> Rows from a dataset of charts and code:
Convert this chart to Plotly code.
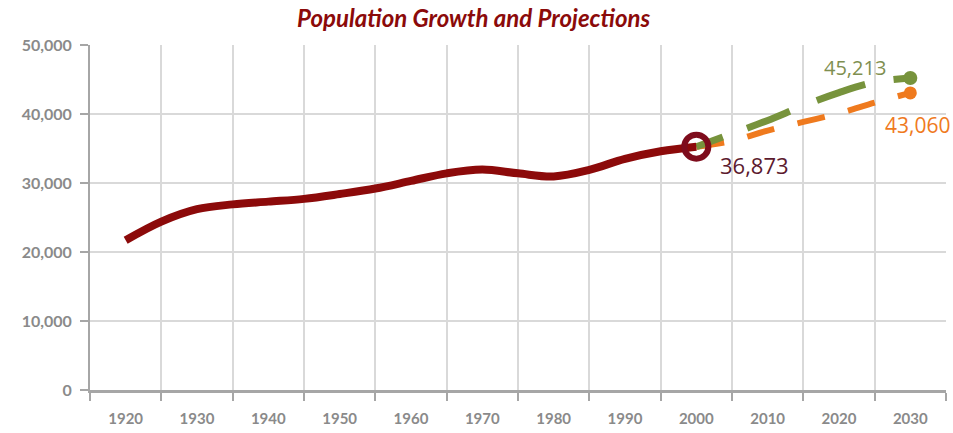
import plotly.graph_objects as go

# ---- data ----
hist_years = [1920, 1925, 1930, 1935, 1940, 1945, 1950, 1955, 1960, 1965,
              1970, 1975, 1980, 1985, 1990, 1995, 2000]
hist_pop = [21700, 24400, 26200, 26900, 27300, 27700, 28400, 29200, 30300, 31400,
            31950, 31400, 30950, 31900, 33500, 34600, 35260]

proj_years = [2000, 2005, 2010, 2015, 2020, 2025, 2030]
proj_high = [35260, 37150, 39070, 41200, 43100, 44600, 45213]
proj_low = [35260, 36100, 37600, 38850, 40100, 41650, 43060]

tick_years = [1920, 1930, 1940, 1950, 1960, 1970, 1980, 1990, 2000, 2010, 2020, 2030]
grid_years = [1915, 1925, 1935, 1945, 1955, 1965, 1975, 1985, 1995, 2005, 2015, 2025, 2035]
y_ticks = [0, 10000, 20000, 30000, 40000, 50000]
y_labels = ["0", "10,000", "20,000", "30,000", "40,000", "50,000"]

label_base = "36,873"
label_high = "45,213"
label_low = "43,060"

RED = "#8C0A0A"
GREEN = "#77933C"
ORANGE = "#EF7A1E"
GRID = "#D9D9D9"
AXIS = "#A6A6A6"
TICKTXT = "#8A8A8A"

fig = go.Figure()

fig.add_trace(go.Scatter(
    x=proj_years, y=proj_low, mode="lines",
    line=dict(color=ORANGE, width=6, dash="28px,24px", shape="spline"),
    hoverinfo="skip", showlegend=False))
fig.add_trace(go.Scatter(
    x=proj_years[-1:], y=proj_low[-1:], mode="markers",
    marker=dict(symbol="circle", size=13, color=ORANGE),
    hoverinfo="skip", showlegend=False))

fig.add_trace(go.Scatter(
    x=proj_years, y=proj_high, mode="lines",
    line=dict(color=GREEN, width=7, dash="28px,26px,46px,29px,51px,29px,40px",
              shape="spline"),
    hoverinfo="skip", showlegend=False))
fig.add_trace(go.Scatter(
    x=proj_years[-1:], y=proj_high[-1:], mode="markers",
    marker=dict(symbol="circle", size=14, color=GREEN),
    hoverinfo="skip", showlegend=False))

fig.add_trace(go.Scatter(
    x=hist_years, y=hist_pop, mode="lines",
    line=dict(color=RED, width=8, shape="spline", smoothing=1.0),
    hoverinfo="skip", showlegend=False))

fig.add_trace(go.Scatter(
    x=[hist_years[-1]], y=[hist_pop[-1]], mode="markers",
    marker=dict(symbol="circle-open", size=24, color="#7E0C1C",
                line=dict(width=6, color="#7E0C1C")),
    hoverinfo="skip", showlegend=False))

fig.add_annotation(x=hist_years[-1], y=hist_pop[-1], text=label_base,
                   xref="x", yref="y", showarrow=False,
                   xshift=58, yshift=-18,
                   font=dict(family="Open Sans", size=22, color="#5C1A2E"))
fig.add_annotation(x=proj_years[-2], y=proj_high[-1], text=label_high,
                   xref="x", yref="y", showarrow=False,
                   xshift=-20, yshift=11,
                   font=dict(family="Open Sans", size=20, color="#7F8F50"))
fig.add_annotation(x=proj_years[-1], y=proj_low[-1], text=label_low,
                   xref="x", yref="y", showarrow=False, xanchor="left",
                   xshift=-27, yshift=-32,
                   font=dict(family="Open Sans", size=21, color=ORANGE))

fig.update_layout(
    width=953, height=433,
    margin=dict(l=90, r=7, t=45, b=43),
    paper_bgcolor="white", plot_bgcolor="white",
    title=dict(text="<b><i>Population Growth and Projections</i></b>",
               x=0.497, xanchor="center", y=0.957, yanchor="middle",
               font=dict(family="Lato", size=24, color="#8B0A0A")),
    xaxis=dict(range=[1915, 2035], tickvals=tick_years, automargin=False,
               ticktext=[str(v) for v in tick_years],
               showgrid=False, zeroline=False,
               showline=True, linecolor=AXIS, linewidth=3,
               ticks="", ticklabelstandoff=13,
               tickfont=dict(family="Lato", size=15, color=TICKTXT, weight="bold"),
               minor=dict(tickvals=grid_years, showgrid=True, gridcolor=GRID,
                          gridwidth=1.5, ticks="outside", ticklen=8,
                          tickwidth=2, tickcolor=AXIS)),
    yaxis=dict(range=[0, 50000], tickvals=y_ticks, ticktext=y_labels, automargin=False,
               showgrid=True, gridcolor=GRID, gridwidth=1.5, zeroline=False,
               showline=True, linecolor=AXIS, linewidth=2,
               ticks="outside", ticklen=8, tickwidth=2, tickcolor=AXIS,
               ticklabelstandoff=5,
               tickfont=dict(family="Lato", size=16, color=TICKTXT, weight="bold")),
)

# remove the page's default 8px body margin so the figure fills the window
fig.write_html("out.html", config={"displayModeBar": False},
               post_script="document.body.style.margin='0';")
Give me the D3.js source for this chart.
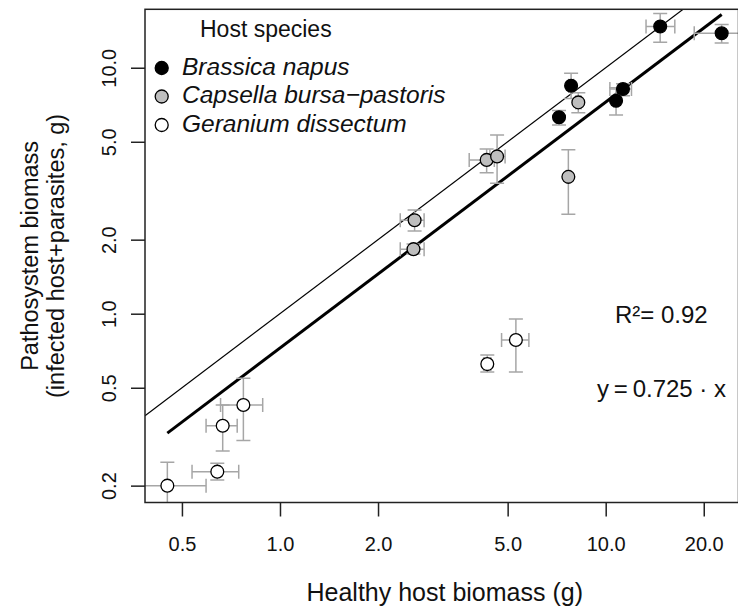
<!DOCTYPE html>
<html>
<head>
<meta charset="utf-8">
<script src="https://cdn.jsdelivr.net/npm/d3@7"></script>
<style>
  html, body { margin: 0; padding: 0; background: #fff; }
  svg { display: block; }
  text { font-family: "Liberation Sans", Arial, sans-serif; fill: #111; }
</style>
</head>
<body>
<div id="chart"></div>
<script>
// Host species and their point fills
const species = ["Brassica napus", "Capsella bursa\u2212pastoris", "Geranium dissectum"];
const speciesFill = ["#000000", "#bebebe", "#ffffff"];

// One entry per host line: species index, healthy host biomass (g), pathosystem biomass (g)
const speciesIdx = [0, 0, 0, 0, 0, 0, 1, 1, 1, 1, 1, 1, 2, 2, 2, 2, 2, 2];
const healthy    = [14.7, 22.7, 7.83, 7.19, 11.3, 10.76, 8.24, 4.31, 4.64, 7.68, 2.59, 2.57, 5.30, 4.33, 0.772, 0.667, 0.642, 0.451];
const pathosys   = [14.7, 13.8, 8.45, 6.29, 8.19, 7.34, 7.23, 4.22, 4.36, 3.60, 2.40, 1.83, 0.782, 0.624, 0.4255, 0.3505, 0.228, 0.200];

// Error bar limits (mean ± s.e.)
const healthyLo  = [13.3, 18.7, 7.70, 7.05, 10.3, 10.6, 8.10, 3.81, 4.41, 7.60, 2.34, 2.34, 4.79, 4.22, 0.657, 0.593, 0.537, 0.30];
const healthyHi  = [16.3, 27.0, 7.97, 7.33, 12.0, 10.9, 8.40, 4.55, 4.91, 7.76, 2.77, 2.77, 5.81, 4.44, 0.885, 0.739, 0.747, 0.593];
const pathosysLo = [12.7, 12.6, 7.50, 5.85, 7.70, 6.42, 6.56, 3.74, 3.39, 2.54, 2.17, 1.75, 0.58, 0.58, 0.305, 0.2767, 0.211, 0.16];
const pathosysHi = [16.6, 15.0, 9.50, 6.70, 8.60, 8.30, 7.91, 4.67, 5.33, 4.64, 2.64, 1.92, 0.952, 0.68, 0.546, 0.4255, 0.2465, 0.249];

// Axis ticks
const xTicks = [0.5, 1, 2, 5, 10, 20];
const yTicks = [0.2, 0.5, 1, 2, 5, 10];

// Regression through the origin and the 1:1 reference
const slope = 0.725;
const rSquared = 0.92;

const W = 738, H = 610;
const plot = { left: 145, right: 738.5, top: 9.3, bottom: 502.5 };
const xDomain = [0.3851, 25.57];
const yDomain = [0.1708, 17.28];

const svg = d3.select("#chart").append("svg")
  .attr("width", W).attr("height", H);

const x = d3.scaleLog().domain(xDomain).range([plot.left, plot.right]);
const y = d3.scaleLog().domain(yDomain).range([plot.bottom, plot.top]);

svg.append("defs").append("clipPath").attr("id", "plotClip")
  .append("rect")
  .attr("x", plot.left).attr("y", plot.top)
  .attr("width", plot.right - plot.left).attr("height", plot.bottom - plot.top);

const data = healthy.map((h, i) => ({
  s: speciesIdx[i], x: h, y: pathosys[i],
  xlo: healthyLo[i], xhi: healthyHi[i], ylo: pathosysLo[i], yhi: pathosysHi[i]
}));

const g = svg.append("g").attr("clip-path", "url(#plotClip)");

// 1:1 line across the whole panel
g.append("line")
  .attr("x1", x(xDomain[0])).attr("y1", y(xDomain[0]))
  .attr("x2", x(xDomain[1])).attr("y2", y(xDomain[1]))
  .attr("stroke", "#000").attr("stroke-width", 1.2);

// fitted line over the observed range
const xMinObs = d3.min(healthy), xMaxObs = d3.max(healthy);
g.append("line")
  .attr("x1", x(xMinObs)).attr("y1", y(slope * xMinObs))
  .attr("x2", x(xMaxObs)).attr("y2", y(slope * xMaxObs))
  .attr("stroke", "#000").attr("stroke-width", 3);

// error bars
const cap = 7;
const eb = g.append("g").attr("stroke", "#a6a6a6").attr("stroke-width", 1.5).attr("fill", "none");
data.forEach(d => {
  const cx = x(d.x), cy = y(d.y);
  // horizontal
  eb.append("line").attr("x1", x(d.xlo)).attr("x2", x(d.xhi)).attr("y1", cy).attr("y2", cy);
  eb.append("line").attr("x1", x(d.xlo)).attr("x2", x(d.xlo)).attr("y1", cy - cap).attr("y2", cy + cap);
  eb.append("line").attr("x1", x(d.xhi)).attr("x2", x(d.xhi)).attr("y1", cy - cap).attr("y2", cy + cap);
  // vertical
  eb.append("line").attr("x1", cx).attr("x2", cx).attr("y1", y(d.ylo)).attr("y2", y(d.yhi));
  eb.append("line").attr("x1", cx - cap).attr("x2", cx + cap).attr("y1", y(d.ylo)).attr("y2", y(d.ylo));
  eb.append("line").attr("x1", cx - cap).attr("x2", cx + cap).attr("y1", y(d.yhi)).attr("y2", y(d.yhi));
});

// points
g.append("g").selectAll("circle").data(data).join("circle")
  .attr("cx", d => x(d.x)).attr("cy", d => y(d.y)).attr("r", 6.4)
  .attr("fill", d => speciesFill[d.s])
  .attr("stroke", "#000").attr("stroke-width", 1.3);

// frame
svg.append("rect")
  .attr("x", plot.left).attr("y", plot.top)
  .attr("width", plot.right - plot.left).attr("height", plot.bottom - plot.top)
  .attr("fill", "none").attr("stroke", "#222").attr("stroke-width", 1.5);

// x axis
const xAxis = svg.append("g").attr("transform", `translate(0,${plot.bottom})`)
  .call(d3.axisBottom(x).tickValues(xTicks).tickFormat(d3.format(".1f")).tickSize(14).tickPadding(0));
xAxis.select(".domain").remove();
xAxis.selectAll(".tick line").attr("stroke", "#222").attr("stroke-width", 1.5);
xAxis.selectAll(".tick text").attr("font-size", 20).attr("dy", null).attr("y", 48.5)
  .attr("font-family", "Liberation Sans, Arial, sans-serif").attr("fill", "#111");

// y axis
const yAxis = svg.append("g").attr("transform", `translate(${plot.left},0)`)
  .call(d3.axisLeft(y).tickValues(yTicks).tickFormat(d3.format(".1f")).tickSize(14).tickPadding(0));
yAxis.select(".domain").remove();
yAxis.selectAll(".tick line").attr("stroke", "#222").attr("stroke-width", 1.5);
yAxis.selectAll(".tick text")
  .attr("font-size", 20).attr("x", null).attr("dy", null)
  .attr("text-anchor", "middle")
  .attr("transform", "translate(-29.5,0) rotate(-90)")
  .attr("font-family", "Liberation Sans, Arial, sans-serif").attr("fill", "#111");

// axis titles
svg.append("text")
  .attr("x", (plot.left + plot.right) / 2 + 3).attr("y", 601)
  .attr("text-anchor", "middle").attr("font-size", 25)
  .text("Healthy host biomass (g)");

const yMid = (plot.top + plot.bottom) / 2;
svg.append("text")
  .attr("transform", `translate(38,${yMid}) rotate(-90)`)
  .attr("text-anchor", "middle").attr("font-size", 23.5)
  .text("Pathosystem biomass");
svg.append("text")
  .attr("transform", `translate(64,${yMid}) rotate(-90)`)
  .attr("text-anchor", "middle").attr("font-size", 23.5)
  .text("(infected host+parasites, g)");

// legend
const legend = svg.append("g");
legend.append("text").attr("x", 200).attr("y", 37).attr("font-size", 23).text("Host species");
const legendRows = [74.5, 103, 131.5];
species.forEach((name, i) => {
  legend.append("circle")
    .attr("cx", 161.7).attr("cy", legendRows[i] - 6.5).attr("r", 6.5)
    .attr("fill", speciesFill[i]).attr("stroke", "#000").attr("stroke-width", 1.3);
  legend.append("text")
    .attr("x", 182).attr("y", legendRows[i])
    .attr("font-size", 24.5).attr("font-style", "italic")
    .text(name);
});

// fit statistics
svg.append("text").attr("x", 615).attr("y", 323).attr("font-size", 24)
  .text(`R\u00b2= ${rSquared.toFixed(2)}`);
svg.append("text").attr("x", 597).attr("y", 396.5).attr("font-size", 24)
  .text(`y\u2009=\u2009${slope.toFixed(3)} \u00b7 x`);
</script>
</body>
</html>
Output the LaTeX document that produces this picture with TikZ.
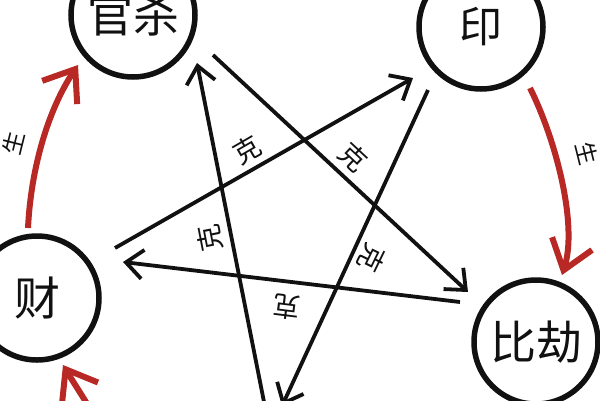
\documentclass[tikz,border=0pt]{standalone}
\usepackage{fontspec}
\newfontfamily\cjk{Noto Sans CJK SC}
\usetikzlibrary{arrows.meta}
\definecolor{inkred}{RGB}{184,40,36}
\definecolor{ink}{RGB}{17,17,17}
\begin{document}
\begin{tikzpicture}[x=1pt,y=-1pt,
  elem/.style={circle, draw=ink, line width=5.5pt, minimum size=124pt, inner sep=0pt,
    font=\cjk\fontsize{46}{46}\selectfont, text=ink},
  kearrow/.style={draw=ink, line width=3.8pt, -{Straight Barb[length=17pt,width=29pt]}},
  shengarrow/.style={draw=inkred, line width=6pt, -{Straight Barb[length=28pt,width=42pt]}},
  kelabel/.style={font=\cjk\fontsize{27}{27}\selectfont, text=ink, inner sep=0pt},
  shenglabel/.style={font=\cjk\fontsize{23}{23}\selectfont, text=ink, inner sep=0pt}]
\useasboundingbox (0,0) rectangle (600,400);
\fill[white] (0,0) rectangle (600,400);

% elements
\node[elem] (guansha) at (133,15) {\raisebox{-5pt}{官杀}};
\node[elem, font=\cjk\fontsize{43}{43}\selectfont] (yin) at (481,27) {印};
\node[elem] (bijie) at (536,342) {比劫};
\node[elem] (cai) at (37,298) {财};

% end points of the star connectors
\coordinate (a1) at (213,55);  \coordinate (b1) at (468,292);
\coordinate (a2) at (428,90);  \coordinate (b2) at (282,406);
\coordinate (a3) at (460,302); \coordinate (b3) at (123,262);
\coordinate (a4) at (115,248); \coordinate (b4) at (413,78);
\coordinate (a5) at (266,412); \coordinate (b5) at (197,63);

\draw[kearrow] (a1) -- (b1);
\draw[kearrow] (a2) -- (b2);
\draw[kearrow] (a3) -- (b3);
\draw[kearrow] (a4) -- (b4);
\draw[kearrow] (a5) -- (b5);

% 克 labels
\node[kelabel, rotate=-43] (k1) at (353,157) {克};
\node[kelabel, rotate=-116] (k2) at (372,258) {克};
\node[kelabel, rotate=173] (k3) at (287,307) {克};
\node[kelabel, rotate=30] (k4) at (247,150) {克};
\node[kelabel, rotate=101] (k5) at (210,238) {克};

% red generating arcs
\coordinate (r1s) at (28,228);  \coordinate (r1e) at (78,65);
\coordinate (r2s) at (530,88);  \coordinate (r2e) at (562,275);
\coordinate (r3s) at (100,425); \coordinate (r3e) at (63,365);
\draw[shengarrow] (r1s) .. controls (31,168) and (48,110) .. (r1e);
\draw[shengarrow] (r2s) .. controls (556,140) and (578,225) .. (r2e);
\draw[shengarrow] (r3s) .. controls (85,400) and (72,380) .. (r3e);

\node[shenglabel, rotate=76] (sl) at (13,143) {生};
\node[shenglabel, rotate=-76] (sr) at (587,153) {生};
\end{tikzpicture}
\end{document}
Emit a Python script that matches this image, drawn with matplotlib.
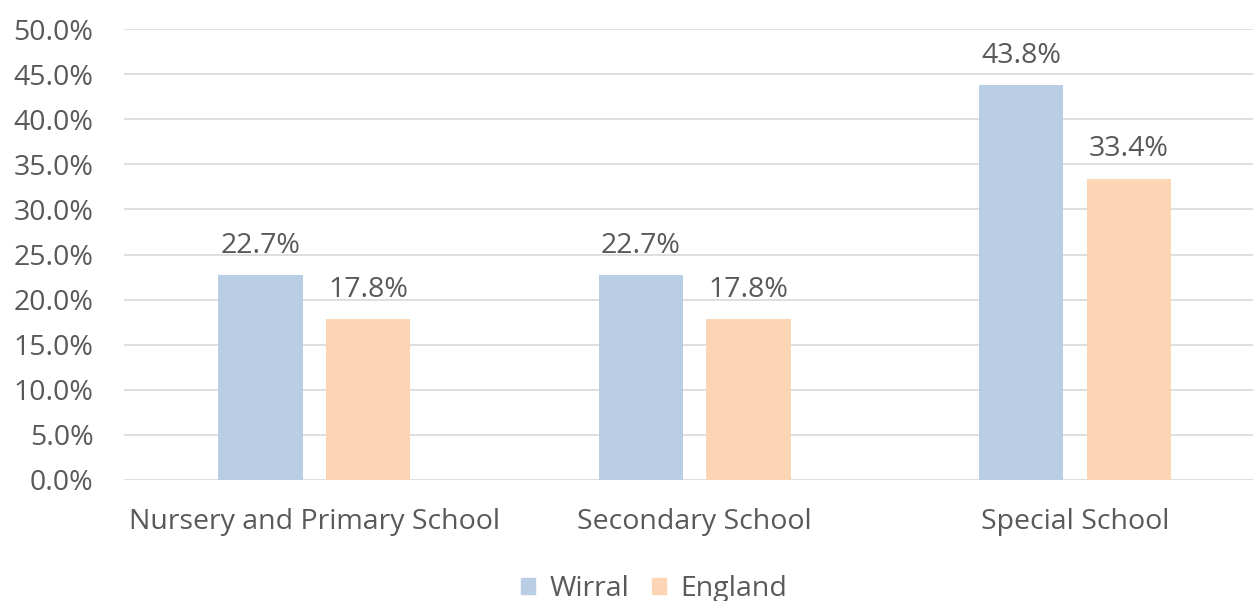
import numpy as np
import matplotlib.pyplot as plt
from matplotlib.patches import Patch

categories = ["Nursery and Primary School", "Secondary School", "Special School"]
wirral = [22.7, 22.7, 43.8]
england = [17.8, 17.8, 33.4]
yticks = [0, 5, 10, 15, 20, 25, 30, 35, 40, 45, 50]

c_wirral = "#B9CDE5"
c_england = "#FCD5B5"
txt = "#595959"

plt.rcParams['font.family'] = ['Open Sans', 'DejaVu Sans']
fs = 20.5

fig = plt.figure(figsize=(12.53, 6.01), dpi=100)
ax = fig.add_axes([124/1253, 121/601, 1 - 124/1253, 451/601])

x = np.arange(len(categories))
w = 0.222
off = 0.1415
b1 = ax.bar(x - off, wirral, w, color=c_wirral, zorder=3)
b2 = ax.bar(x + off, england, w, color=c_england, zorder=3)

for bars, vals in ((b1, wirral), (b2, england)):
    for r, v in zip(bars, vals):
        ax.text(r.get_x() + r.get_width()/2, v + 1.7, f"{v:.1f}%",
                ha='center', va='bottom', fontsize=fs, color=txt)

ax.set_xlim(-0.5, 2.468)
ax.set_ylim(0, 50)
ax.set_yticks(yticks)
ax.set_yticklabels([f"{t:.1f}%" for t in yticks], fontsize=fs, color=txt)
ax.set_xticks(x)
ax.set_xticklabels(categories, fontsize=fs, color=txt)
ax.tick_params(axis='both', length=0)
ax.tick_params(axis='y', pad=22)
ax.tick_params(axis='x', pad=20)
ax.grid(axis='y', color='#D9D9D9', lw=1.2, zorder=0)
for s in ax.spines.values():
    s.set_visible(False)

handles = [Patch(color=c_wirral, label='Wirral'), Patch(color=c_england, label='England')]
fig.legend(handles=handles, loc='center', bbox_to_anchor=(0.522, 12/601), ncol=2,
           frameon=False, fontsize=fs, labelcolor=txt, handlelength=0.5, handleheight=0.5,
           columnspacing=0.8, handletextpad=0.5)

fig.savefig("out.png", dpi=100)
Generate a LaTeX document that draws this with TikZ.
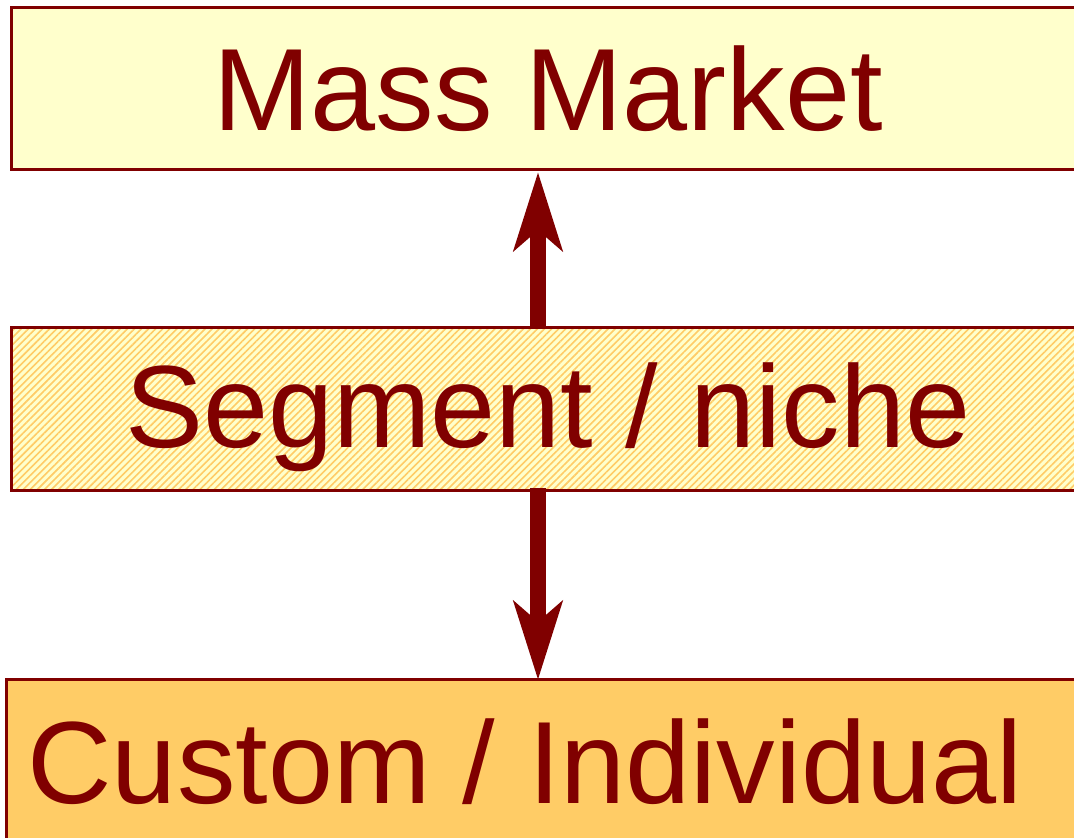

> Problem description: Transcribe only the lines from the line holding "Output the LaTeX" through the line holding "rotate=101] (k5) at", inclusive, without any of the pictures.

> Result of the task:
Output the LaTeX document that produces this picture with TikZ.
\documentclass[tikz,border=0pt]{standalone}
\usepackage{fontspec}
\newfontfamily\cjk{Noto Sans CJK SC}
\usetikzlibrary{arrows.meta}
\definecolor{inkred}{RGB}{184,40,36}
\definecolor{ink}{RGB}{17,17,17}
\begin{document}
\begin{tikzpicture}[x=1pt,y=-1pt,
  elem/.style={circle, draw=ink, line width=5.5pt, minimum size=124pt, inner sep=0pt,
    font=\cjk\fontsize{46}{46}\selectfont, text=ink},
  kearrow/.style={draw=ink, line width=3.8pt, -{Straight Barb[length=17pt,width=29pt]}},
  shengarrow/.style={draw=inkred, line width=6pt, -{Straight Barb[length=28pt,width=42pt]}},
  kelabel/.style={font=\cjk\fontsize{27}{27}\selectfont, text=ink, inner sep=0pt},
  shenglabel/.style={font=\cjk\fontsize{23}{23}\selectfont, text=ink, inner sep=0pt}]
\useasboundingbox (0,0) rectangle (600,400);
\fill[white] (0,0) rectangle (600,400);

% elements
\node[elem] (guansha) at (133,15) {\raisebox{-5pt}{官杀}};
\node[elem, font=\cjk\fontsize{43}{43}\selectfont] (yin) at (481,27) {印};
\node[elem] (bijie) at (536,342) {比劫};
\node[elem] (cai) at (37,298) {财};

% end points of the star connectors
\coordinate (a1) at (213,55);  \coordinate (b1) at (468,292);
\coordinate (a2) at (428,90);  \coordinate (b2) at (282,406);
\coordinate (a3) at (460,302); \coordinate (b3) at (123,262);
\coordinate (a4) at (115,248); \coordinate (b4) at (413,78);
\coordinate (a5) at (266,412); \coordinate (b5) at (197,63);

\draw[kearrow] (a1) -- (b1);
\draw[kearrow] (a2) -- (b2);
\draw[kearrow] (a3) -- (b3);
\draw[kearrow] (a4) -- (b4);
\draw[kearrow] (a5) -- (b5);

% 克 labels
\node[kelabel, rotate=-43] (k1) at (353,157) {克};
\node[kelabel, rotate=-116] (k2) at (372,258) {克};
\node[kelabel, rotate=173] (k3) at (287,307) {克};
\node[kelabel, rotate=30] (k4) at (247,150) {克};
\node[kelabel, rotate=101] (k5) at (210,238) {克};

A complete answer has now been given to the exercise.